I received interesting comments from several people, and we seem to fit into two camps: Some of us have had no problems adjusting to retirement while others have struggled quite a bit. The first camp includes Bob in Rehoboth who writes “I really delight in the freedom retirement gives me to pursue whatever strikes my fancy.”  Bob has found happiness in a part-time summer job leading kayak eco-tours and teaching kayaking and sailing. He says that people often ask him what he does in retirement and he answers “whatever I want” or “I don’t know, but it takes me all day to do it.”

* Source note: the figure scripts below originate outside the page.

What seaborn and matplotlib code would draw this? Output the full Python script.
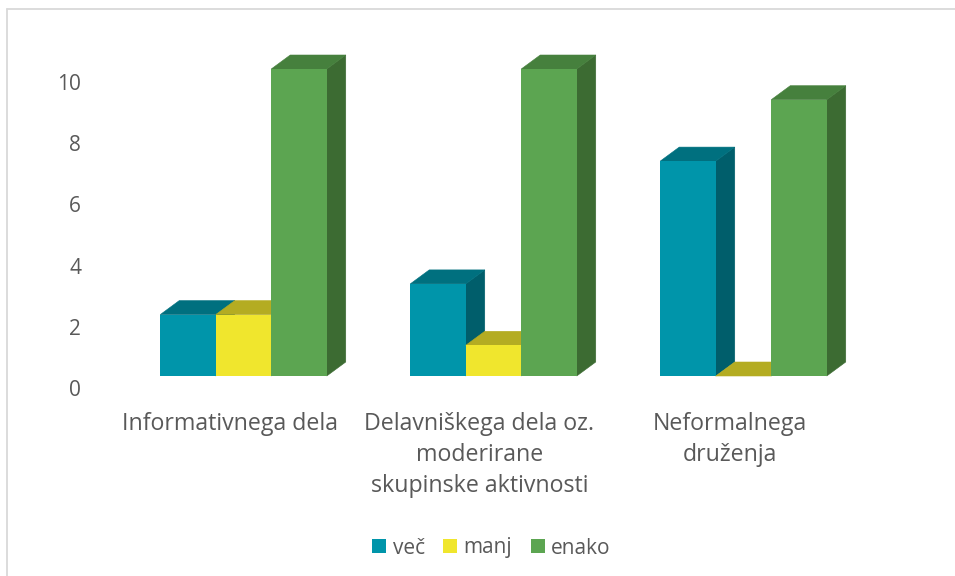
import matplotlib.pyplot as plt
import matplotlib.transforms as mtrans
from matplotlib.lines import Line2D
from matplotlib.patches import Polygon, Rectangle
import pandas as pd
import seaborn as sns

# chart values
categories = [
    "Informativnega dela",
    "Delavniškega dela oz.\nmoderirane\nskupinske aktivnosti",
    "Neformalnega\ndruženja",
]
vec = [2, 3, 7]
manj = [2, 1, 0]
enako = [10, 10, 9]
series = ["več", "manj", "enako"]
front_colors = ["#0095AA", "#F0E62D", "#5CA551"]
top_colors = ["#00707F", "#B4AC22", "#46803D"]
side_colors = ["#005E6B", "#A09A1E", "#3C6B32"]
text_color = "#595959"

W, H = 955, 576

sns.set_theme(style="white")
plt.rcParams["font.family"] = ["Open Sans", "DejaVu Sans"]

df = pd.DataFrame({"kategorija": categories, "več": vec, "manj": manj, "enako": enako})
df = df.melt(id_vars="kategorija", var_name="serija", value_name="vrednost")

fig = plt.figure(figsize=(W / 100, H / 100), dpi=100)
ax = fig.add_axes([118.5 / W, (H - 376) / H, 750 / W, 322.35 / H])

sns.barplot(
    data=df, x="kategorija", y="vrednost", hue="serija", hue_order=series,
    palette=front_colors, saturation=1, width=0.666, gap=0, linewidth=0,
    legend=False, ax=ax,
)
ax.set_xlim(-0.5, 2.5)
ax.set_ylim(0, 10.5)
ax.set_xlabel("")
ax.set_ylabel("")
sns.despine(ax=ax, left=True, bottom=True, top=True, right=True)

# fake 3d: a top and side face on every bar, depth in data units
depth_x = 19 / 250
depth_y = 14 / 30.7
for i, cont in enumerate(ax.containers):
    for j, bar in enumerate(cont):
        x0 = bar.get_x()
        x1 = x0 + bar.get_width()
        h = bar.get_height()
        z = 3 + j * 10 + i * 3
        bar.set_zorder(z + 2)
        top = [(x0, h), (x1, h), (x1 + depth_x, h + depth_y), (x0 + depth_x, h + depth_y)]
        side = [(x1, 0), (x1 + depth_x, depth_y), (x1 + depth_x, h + depth_y), (x1, h)]
        ax.add_patch(Polygon(side, closed=True, fc=side_colors[i], ec=side_colors[i], lw=0.4, zorder=z, clip_on=False))
        ax.add_patch(Polygon(top, closed=True, fc=top_colors[i], ec=top_colors[i], lw=0.4, zorder=z + 1, clip_on=False))

ax.set_yticks(range(0, 11, 2))
ax.tick_params(axis="y", length=0, pad=27, labelsize=15, labelcolor=text_color)
ax.tick_params(axis="x", length=0, pad=26, labelsize=16.7, labelcolor=text_color)

# axis labels sit lower and further left than the bars, like the 3d floor
shift_y = mtrans.ScaledTranslation(0, -12.5 / 100, fig.dpi_scale_trans)
shift_x = mtrans.ScaledTranslation(-14 / 100, 0, fig.dpi_scale_trans)
for lab in ax.get_yticklabels():
    lab.set_transform(lab.get_transform() + shift_y)
for lab in ax.get_xticklabels():
    lab.set_transform(lab.get_transform() + shift_x)
    lab.set_linespacing(1.39)

handles = [Rectangle((0, 0), 1, 1, fc=c, lw=0) for c in front_colors]
fig.legend(
    handles, series, loc="center", bbox_to_anchor=(491.5 / W, (H - 548) / H),
    ncol=3, frameon=False, fontsize=15, labelcolor=text_color,
    handlelength=0.67, handleheight=0.67, handletextpad=0.3, columnspacing=0.9,
)

# chart frame, cut off on the right and bottom in the source
fig.add_artist(Line2D([6.5 / W, 6.5 / W], [0, (H - 8.5) / H], color="#D9D9D9", lw=1.3))
fig.add_artist(Line2D([6.5 / W, 1], [(H - 8.5) / H, (H - 8.5) / H], color="#D9D9D9", lw=1.3))

fig.savefig("out.png", dpi=100)
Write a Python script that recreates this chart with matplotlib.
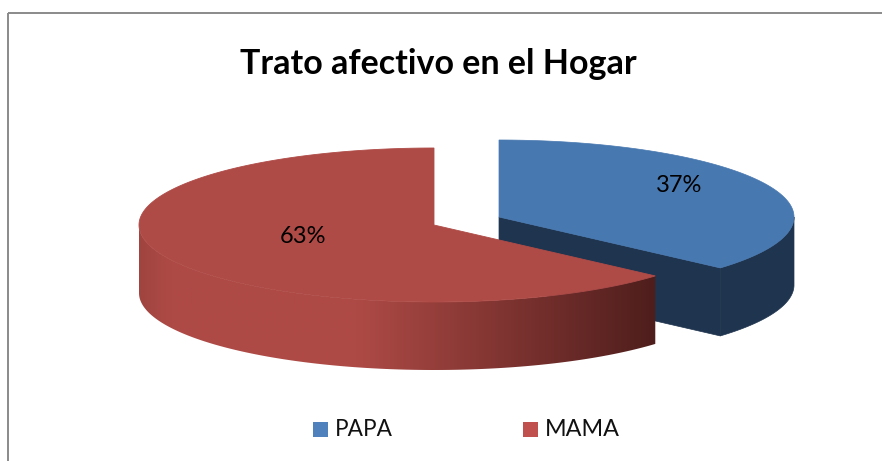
import numpy as np
import matplotlib
matplotlib.use("Agg")
import matplotlib.pyplot as plt
from matplotlib.patches import Polygon, Rectangle
from matplotlib.colors import LinearSegmentedColormap

plt.rcParams['font.family'] = ['Lato', 'DejaVu Sans']

categories = ["PAPA", "MAMA"]
values = [36.5, 63.5]   # labels are rounded
pct_labels = ["37%", "63%"]
title = "Trato afectivo en el Hogar"

W, H = 882, 461
rx, ry = 295, 77
depth = 68
c_papa = (499, 217)
c_mama = (434, 225)


def arc(center, a0, a1, dy=0):
    # angles in degrees, clockwise from 12 o'clock
    t = np.radians(np.linspace(a0, a1, 240))
    return np.column_stack([center[0] + rx*np.sin(t), center[1] - ry*np.cos(t) + dy])


fig = plt.figure(figsize=(W/100, H/100), dpi=100)
ax = fig.add_axes([0, 0, 1, 1])
ax.set_xlim(0, W)
ax.set_ylim(H, 0)
ax.axis("off")

# chart frame, runs off the right and bottom of the picture
ax.add_patch(Rectangle((8, 13), 900, 480, fill=False, ec="#8a8a8a", lw=1.4))

split = 360*values[0]/sum(values)

# PAPA slice
top = arc(c_papa, 0, split)
outer = np.vstack([arc(c_papa, 90, split), arc(c_papa, 90, split, depth)[::-1]])
tip = top[-1]
cut = [c_papa, tip, (tip[0], tip[1]+depth), (c_papa[0], c_papa[1]+depth)]
ax.add_patch(Polygon(outer, fc="#1f344e", ec="#1f344e", lw=0.5, zorder=2))
ax.add_patch(Polygon(cut, fc="#1f344e", ec="#1f344e", lw=0.5, zorder=2))
ax.add_patch(Polygon(np.vstack([[c_papa], top]), fc="#4878b0", ec="#4878b0", lw=0.5, zorder=3))

# MAMA slice
top = arc(c_mama, split, 360)
front = np.vstack([arc(c_mama, split, 270), arc(c_mama, split, 270, depth)[::-1]])
patch = Polygon(front, fc="none", ec="none", zorder=4)
ax.add_patch(patch)
cmap = LinearSegmentedColormap.from_list("side", [(0, "#a04440"), (0.06, "#ae4a46"), (0.42, "#ae4a46"),
                                                   (0.72, "#7d3330"), (1, "#4e1e1c")])
im = ax.imshow(np.linspace(0, 1, 256)[None, :], cmap=cmap, aspect="auto", zorder=4,
               extent=(c_mama[0]-rx, front[:, 0].max(), H, 0))
im.set_clip_path(patch)
ax.set_xlim(0, W)
ax.set_ylim(H, 0)
ax.add_patch(Polygon(np.vstack([[c_mama], top]), fc="#af4b47", ec="#af4b47", lw=0.6, zorder=5))

# labels
ax.text(679, 185, pct_labels[0], fontsize=17, ha="center", va="center", color="black", zorder=6)
ax.text(303, 236, pct_labels[1], fontsize=17, ha="center", va="center", color="black", zorder=6)
ax.text(438, 64, title, fontsize=24.5, fontweight="bold", ha="center", va="center", color="black", zorder=6)

# legend
ax.add_patch(Rectangle((313, 422), 15, 15, fc="#4f81bd", ec="none"))
ax.add_patch(Rectangle((523, 422), 15, 15, fc="#c0504d", ec="none"))
ax.text(335, 429.5, categories[0], fontsize=16.3, ha="left", va="center", color="#111111")
ax.text(545, 429.5, categories[1], fontsize=16.8, ha="left", va="center", color="#111111")

fig.savefig("out.png", dpi=100)
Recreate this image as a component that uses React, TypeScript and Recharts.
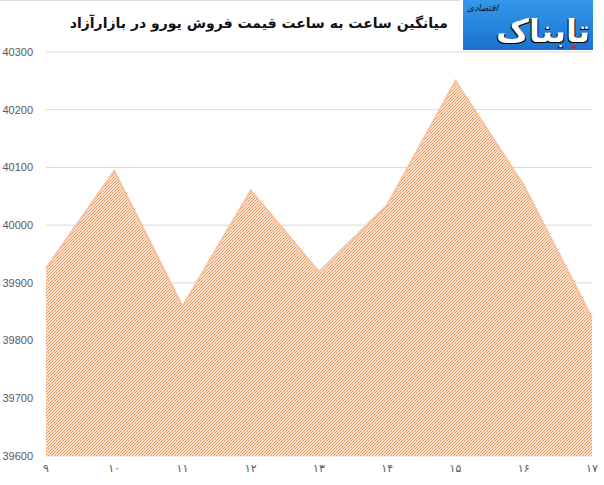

Another reader gave me this advice: “Leave June and Ward behind. Just enjoy the experience of adventuring and expanding new horizons.”  It is easy to tell someone who is struggling with change to “just enjoy the experience.” I truly would like to be more like this person. Writing this column is a step toward embracing the excitement of new beginnings, and thank you for writing, but there is no need to feel sorry for me.

My mother used to say that misery loves company, so I felt better after reading Gayle’s story.  Like me, she lived in one town her entire life and worked at Johns Hopkins University for 34 years. “I walked out the door, got in the car and drove to Seaford, where we had just built our new home. Everything stopped. I feel like I slammed on the brakes and crashed,” wrote Gayle. “So I smiled when I read your article and thought there’s someone else out there in critical condition also.”

Gayle, I walked out the door even before school officially ended because the buyers wanted to settle on my house.  My husband had taken off work for the prior four months and had done a lot of the packing, and he was ready to go. I wanted to take some lilies and forsythia cuttings from the yard that I had lovingly nurtured for so many years so that I could transplant them in my new yard. But last week I planted 50 daffodil bulbs and 15 hyacinth in my new yard so I can look forward to their arrival next spring. I am wondering if we would have handled retirement better if we hadn’t moved to a new state as well. Probably not.

Another reader Paul wrote, “I understand completely what you were talking about. I struggled with my own identity because, for whatever reason, I felt as if my work defined me. I needed a reason to get out of bed in the morning, and vacuuming the house was not cutting it.”  Bingo!  I was the team leader and I loved it when anyone asked for my advice.

Paul also struggled with some health issues. “Losing my hearing was the knockout blow. I was discarded as damaged goods by the people with whom I worked very hard for the last five years. It was at that point that I realized I could sink into this abyss or I could do my own thing…so I started my own company.”  When my mother was forced into a wheelchair after a leg amputation, she encountered a great deal of prejudice that I witnessed as well. She was waiting for an elevator and a woman walked up and said to her, “You need to push the button sweetie.”  My mother said I can’t walk, but I am not stupid, honey.

Love to hear from more readers about your own retirement experiences. I promise to use first names only! Right now I need to move the sprinkler so my grass seed will germinate. Like that sign, “Grow where you are planted,” the grass seed and I are both determined folk, poking up our heads to feel the sun or the rain!